Determine which rubric, grading scale, or scorecard everyone will use during evaluation. Merchants may provide this or even provide an online portal for your panel to use. Also ensure everyone uses the same hop sensory best practices. Be sure to reference Hop Evaluation Guidelines for Brewers for some great tips and guidance on the methods for performing your hop evaluations at your facility. You may request that everyone who will be involved read it beforehand as a primer for the purpose and process of hop evaluation.

Not sure where to start with developing an evaluation rubric for either remote or on-site hop selection? Here are two templates you can use to create a hop evaluation sheet for your selection needs.


Determine how the evaluation will proceed. Best practice is to perform the evaluations blind (not knowing the background information to minimize bias). Everyone should fill out their evaluations silently first, followed by group discussion after.

Set realistic expectations for all participants. A great thing about remote evaluation is that you can incorporate more people into the process that otherwise wouldn’t likely participate, like front-of-house staff, for example. But be sure everyone understands the point of the exercise and shows up to take the process seriously and give honest, productive feedback. Also ensure the group is not so big that focus on the task is difficult to maintain. If time allows, you can even practice on some of your hops in inventory.

Store your hops properly when you receive them. Don’t forget to put them in the cooler upon arrival!

Schedule evaluation at the best time in the right room. Generally, the earlier in the day the better for any sensory assessment. If your facility has food service, perform selections before the kitchen starts up and produces distracting aromas. Aim for a neutral room with no odors from things like coffee brewing or cleaning chemical residue.

A great resource on how to perform hop selection is the video Hop Sensory & Selection Basics with Matt Brynildson.

A starting supply list for remote selection is easy and simple: a Sharpie for labelling, evaluation sheets/rubrics, pens, mats or trays for easy cleanup, hops, a hand-cleaning setup, paper towels, and a trash can.

Evaluation Day Logistics

Let the hops come to room temperature before you select.

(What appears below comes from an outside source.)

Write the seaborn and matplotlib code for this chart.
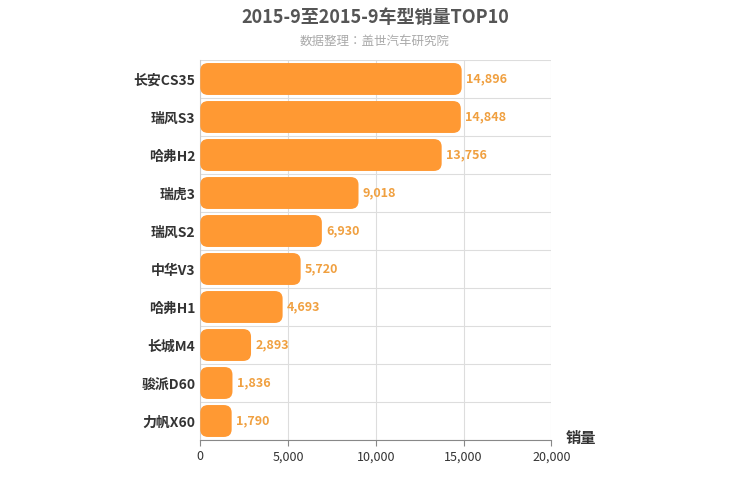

Prepare the evaluation area. Ensure everything is clean. Put down mats for easy cleanup. Arrange hand-washing for use between varieties. Use unscented soaps, a spray bottle with isopropyl alcohol, or hand sanitizer.

Provide feedback on all hops, even the “dogs.” This still provides value to the merchants. Based on feedback and other parameters, they may combine less popular hops with others to create a hop blend.

Make a final decision. Choose a top contender and rank other choices.

vacuum-sealed hop sample and hand-rubbed hop sample
Left: Ensure brewer’s cuts come in vacuum-sealed or nitrogen-purged packaging. Right: If using the rub method in lieu of the grind method, ensure hands are properly washed in between samples to avoid aroma carryover.

Post-Evaluation Follow-up

Continue your communication with the hop merchant to settle on a purchased lot and quantity, what you liked, what didn’t work for your brands, and any additional information that might help your hop partners better match you to selections in the future.

Keep detailed notes and Certificates of Analysis (COAs) for use in upcoming selection years. Create a system—ideally digital—to log details from your remote selection, including the year, variety, specific lot information, sensory evaluation notes, and other relevant attributes. Over time, this can lead to more efficient and effective remote selection matches.

In the virtual world we’re living in, there are more opportunities and workarounds for past challenges, including the limited feasibility of small breweries to participate in hop selection and having a say over their raw materials. By exhibiting a willingness to learn, knowing your beers and your needs, and sharing knowledge generously and frequently, any brewer can take control of their raw materials, become excellent partners in the hop supply chain, and elevate their beers’ quality and consistency.